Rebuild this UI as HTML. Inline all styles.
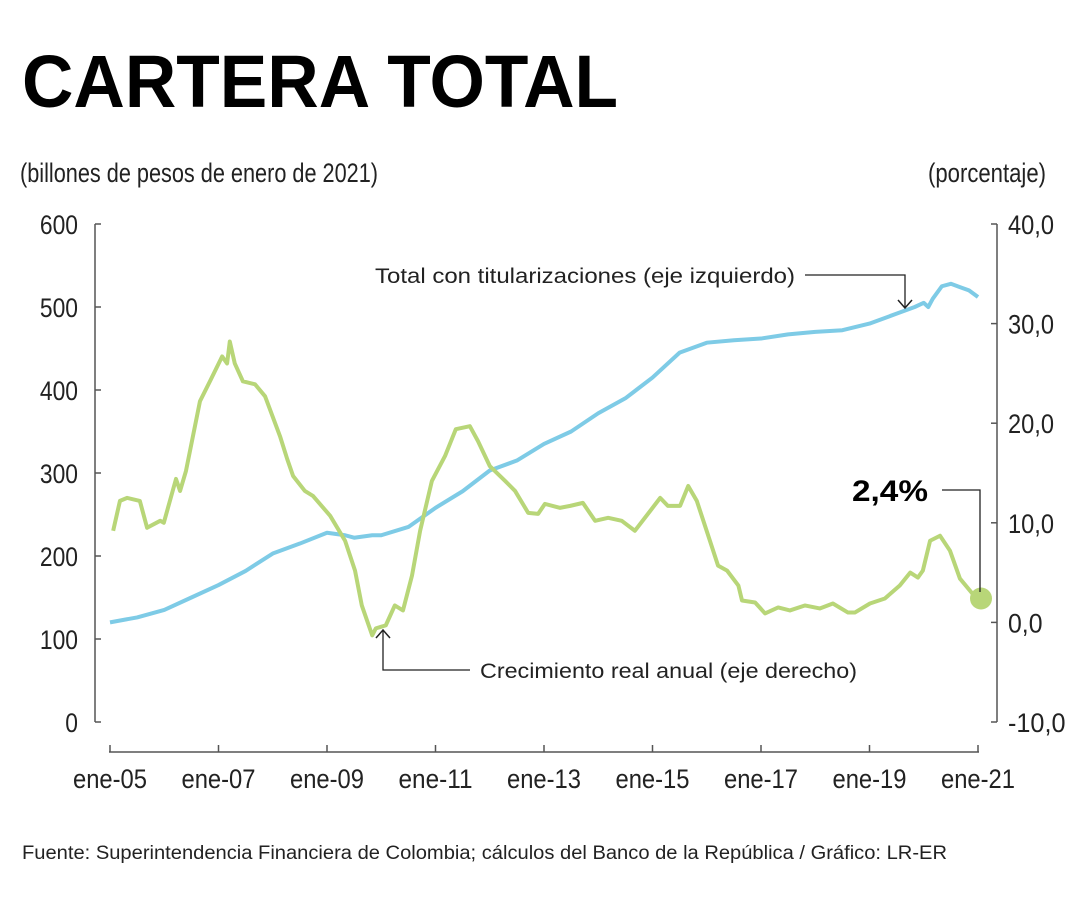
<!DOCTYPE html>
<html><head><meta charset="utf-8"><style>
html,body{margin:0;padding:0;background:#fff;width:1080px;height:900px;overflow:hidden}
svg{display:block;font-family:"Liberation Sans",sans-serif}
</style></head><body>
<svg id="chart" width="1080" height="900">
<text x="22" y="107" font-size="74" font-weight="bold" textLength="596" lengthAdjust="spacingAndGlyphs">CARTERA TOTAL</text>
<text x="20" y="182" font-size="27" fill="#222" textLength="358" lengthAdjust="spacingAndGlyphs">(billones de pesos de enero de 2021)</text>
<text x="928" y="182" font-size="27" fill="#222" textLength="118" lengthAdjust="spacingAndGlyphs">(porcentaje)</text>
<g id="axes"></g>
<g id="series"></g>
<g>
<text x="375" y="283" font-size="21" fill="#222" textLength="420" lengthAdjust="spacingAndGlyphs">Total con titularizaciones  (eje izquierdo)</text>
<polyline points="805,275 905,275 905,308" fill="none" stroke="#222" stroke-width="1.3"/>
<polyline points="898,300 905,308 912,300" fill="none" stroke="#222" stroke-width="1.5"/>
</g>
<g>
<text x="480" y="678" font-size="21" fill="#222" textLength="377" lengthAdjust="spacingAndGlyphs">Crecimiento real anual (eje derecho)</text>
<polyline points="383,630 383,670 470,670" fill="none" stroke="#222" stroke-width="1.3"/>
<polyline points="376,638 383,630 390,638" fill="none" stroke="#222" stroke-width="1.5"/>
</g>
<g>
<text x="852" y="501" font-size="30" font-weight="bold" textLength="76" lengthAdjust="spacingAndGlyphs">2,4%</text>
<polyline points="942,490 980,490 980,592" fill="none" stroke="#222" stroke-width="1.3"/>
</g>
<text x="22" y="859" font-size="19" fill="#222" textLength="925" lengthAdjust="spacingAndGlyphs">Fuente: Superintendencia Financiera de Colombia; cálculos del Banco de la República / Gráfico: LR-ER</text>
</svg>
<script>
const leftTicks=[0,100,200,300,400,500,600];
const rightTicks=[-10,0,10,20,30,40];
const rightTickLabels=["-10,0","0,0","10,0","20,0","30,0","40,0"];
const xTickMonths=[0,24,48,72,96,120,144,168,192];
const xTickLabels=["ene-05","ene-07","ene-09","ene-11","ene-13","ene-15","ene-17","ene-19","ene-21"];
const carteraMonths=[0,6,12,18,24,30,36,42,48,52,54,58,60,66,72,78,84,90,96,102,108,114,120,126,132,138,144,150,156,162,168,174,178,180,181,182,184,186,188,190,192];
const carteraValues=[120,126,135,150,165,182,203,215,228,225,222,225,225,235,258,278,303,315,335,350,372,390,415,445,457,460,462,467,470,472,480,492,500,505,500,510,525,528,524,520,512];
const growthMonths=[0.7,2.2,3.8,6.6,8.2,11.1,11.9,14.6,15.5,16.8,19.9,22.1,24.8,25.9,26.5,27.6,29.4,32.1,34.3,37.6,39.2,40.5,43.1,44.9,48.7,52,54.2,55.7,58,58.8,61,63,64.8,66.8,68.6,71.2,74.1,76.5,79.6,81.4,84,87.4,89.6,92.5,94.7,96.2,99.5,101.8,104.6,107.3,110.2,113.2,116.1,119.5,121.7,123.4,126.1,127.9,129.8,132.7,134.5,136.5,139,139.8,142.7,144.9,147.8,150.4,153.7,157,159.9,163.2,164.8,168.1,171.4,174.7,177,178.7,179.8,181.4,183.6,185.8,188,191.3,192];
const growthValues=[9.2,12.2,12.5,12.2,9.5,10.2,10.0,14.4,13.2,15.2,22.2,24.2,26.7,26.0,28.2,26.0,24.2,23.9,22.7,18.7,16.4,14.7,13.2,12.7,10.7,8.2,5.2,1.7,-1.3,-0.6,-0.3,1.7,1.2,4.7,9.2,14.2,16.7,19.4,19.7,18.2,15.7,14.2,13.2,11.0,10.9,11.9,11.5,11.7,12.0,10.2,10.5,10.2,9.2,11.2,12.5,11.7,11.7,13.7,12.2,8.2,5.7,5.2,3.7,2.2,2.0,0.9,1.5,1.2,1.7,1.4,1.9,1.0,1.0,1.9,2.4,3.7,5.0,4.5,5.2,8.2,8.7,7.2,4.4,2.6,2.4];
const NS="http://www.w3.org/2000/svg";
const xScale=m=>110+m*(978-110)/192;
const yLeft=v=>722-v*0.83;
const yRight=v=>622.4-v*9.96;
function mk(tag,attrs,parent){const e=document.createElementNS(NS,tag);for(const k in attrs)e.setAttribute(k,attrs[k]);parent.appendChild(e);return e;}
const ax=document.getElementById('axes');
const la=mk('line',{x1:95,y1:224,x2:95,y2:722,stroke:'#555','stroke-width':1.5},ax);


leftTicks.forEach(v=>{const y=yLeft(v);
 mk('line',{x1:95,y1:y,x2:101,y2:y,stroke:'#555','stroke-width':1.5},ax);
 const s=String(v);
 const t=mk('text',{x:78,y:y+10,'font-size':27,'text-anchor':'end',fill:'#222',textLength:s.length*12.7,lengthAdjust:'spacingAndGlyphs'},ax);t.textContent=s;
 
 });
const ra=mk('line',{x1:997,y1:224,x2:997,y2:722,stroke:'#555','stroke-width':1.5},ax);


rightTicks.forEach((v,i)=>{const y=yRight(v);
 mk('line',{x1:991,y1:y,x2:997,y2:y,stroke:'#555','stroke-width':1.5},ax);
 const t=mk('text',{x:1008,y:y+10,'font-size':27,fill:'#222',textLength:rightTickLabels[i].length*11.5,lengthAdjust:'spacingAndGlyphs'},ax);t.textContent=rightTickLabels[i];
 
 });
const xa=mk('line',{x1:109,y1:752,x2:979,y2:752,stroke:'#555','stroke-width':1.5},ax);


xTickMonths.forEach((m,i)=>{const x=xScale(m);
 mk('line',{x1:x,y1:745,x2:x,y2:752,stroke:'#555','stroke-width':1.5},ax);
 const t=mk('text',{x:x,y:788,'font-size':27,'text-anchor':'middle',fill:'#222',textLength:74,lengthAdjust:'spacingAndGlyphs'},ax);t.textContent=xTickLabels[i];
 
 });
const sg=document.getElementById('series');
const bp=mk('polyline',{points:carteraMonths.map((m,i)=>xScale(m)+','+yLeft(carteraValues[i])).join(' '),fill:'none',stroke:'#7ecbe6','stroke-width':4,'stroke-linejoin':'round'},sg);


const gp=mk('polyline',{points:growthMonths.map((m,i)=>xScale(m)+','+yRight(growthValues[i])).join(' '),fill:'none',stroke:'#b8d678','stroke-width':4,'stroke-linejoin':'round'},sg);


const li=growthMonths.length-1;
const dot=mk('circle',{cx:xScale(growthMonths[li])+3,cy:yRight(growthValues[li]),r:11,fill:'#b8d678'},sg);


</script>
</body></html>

——————

> [Problem description]:
Omit the pictures and give the material again, exactly and in full.

> [In response]:
Rebuild this UI as HTML. Inline all styles.
<!DOCTYPE html>
<html><head><meta charset="utf-8"><style>
html,body{margin:0;padding:0;background:#fff;width:1080px;height:900px;overflow:hidden}
svg{display:block;font-family:"Liberation Sans",sans-serif}
</style></head><body>
<svg id="chart" width="1080" height="900">
<text x="22" y="107" font-size="74" font-weight="bold" textLength="596" lengthAdjust="spacingAndGlyphs">CARTERA TOTAL</text>
<text x="20" y="182" font-size="27" fill="#222" textLength="358" lengthAdjust="spacingAndGlyphs">(billones de pesos de enero de 2021)</text>
<text x="928" y="182" font-size="27" fill="#222" textLength="118" lengthAdjust="spacingAndGlyphs">(porcentaje)</text>
<g id="axes"></g>
<g id="series"></g>
<g>
<text x="375" y="283" font-size="21" fill="#222" textLength="420" lengthAdjust="spacingAndGlyphs">Total con titularizaciones  (eje izquierdo)</text>
<polyline points="805,275 905,275 905,308" fill="none" stroke="#222" stroke-width="1.3"/>
<polyline points="898,300 905,308 912,300" fill="none" stroke="#222" stroke-width="1.5"/>
</g>
<g>
<text x="480" y="678" font-size="21" fill="#222" textLength="377" lengthAdjust="spacingAndGlyphs">Crecimiento real anual (eje derecho)</text>
<polyline points="383,630 383,670 470,670" fill="none" stroke="#222" stroke-width="1.3"/>
<polyline points="376,638 383,630 390,638" fill="none" stroke="#222" stroke-width="1.5"/>
</g>
<g>
<text x="852" y="501" font-size="30" font-weight="bold" textLength="76" lengthAdjust="spacingAndGlyphs">2,4%</text>
<polyline points="942,490 980,490 980,592" fill="none" stroke="#222" stroke-width="1.3"/>
</g>
<text x="22" y="859" font-size="19" fill="#222" textLength="925" lengthAdjust="spacingAndGlyphs">Fuente: Superintendencia Financiera de Colombia; cálculos del Banco de la República / Gráfico: LR-ER</text>
</svg>
<script>
const leftTicks=[0,100,200,300,400,500,600];
const rightTicks=[-10,0,10,20,30,40];
const rightTickLabels=["-10,0","0,0","10,0","20,0","30,0","40,0"];
const xTickMonths=[0,24,48,72,96,120,144,168,192];
const xTickLabels=["ene-05","ene-07","ene-09","ene-11","ene-13","ene-15","ene-17","ene-19","ene-21"];
const carteraMonths=[0,6,12,18,24,30,36,42,48,52,54,58,60,66,72,78,84,90,96,102,108,114,120,126,132,138,144,150,156,162,168,174,178,180,181,182,184,186,188,190,192];
const carteraValues=[120,126,135,150,165,182,203,215,228,225,222,225,225,235,258,278,303,315,335,350,372,390,415,445,457,460,462,467,470,472,480,492,500,505,500,510,525,528,524,520,512];
const growthMonths=[0.7,2.2,3.8,6.6,8.2,11.1,11.9,14.6,15.5,16.8,19.9,22.1,24.8,25.9,26.5,27.6,29.4,32.1,34.3,37.6,39.2,40.5,43.1,44.9,48.7,52,54.2,55.7,58,58.8,61,63,64.8,66.8,68.6,71.2,74.1,76.5,79.6,81.4,84,87.4,89.6,92.5,94.7,96.2,99.5,101.8,104.6,107.3,110.2,113.2,116.1,119.5,121.7,123.4,126.1,127.9,129.8,132.7,134.5,136.5,139,139.8,142.7,144.9,147.8,150.4,153.7,157,159.9,163.2,164.8,168.1,171.4,174.7,177,178.7,179.8,181.4,183.6,185.8,188,191.3,192];
const growthValues=[9.2,12.2,12.5,12.2,9.5,10.2,10.0,14.4,13.2,15.2,22.2,24.2,26.7,26.0,28.2,26.0,24.2,23.9,22.7,18.7,16.4,14.7,13.2,12.7,10.7,8.2,5.2,1.7,-1.3,-0.6,-0.3,1.7,1.2,4.7,9.2,14.2,16.7,19.4,19.7,18.2,15.7,14.2,13.2,11.0,10.9,11.9,11.5,11.7,12.0,10.2,10.5,10.2,9.2,11.2,12.5,11.7,11.7,13.7,12.2,8.2,5.7,5.2,3.7,2.2,2.0,0.9,1.5,1.2,1.7,1.4,1.9,1.0,1.0,1.9,2.4,3.7,5.0,4.5,5.2,8.2,8.7,7.2,4.4,2.6,2.4];
const NS="http://www.w3.org/2000/svg";
const xScale=m=>110+m*(978-110)/192;
const yLeft=v=>722-v*0.83;
const yRight=v=>622.4-v*9.96;
function mk(tag,attrs,parent){const e=document.createElementNS(NS,tag);for(const k in attrs)e.setAttribute(k,attrs[k]);parent.appendChild(e);return e;}
const ax=document.getElementById('axes');
const la=mk('line',{x1:95,y1:224,x2:95,y2:722,stroke:'#555','stroke-width':1.5},ax);


leftTicks.forEach(v=>{const y=yLeft(v);
 mk('line',{x1:95,y1:y,x2:101,y2:y,stroke:'#555','stroke-width':1.5},ax);
 const s=String(v);
 const t=mk('text',{x:78,y:y+10,'font-size':27,'text-anchor':'end',fill:'#222',textLength:s.length*12.7,lengthAdjust:'spacingAndGlyphs'},ax);t.textContent=s;
 
 });
const ra=mk('line',{x1:997,y1:224,x2:997,y2:722,stroke:'#555','stroke-width':1.5},ax);


rightTicks.forEach((v,i)=>{const y=yRight(v);
 mk('line',{x1:991,y1:y,x2:997,y2:y,stroke:'#555','stroke-width':1.5},ax);
 const t=mk('text',{x:1008,y:y+10,'font-size':27,fill:'#222',textLength:rightTickLabels[i].length*11.5,lengthAdjust:'spacingAndGlyphs'},ax);t.textContent=rightTickLabels[i];
 
 });
const xa=mk('line',{x1:109,y1:752,x2:979,y2:752,stroke:'#555','stroke-width':1.5},ax);


xTickMonths.forEach((m,i)=>{const x=xScale(m);
 mk('line',{x1:x,y1:745,x2:x,y2:752,stroke:'#555','stroke-width':1.5},ax);
 const t=mk('text',{x:x,y:788,'font-size':27,'text-anchor':'middle',fill:'#222',textLength:74,lengthAdjust:'spacingAndGlyphs'},ax);t.textContent=xTickLabels[i];
 
 });
const sg=document.getElementById('series');
const bp=mk('polyline',{points:carteraMonths.map((m,i)=>xScale(m)+','+yLeft(carteraValues[i])).join(' '),fill:'none',stroke:'#7ecbe6','stroke-width':4,'stroke-linejoin':'round'},sg);


const gp=mk('polyline',{points:growthMonths.map((m,i)=>xScale(m)+','+yRight(growthValues[i])).join(' '),fill:'none',stroke:'#b8d678','stroke-width':4,'stroke-linejoin':'round'},sg);


const li=growthMonths.length-1;
const dot=mk('circle',{cx:xScale(growthMonths[li])+3,cy:yRight(growthValues[li]),r:11,fill:'#b8d678'},sg);


</script>
</body></html>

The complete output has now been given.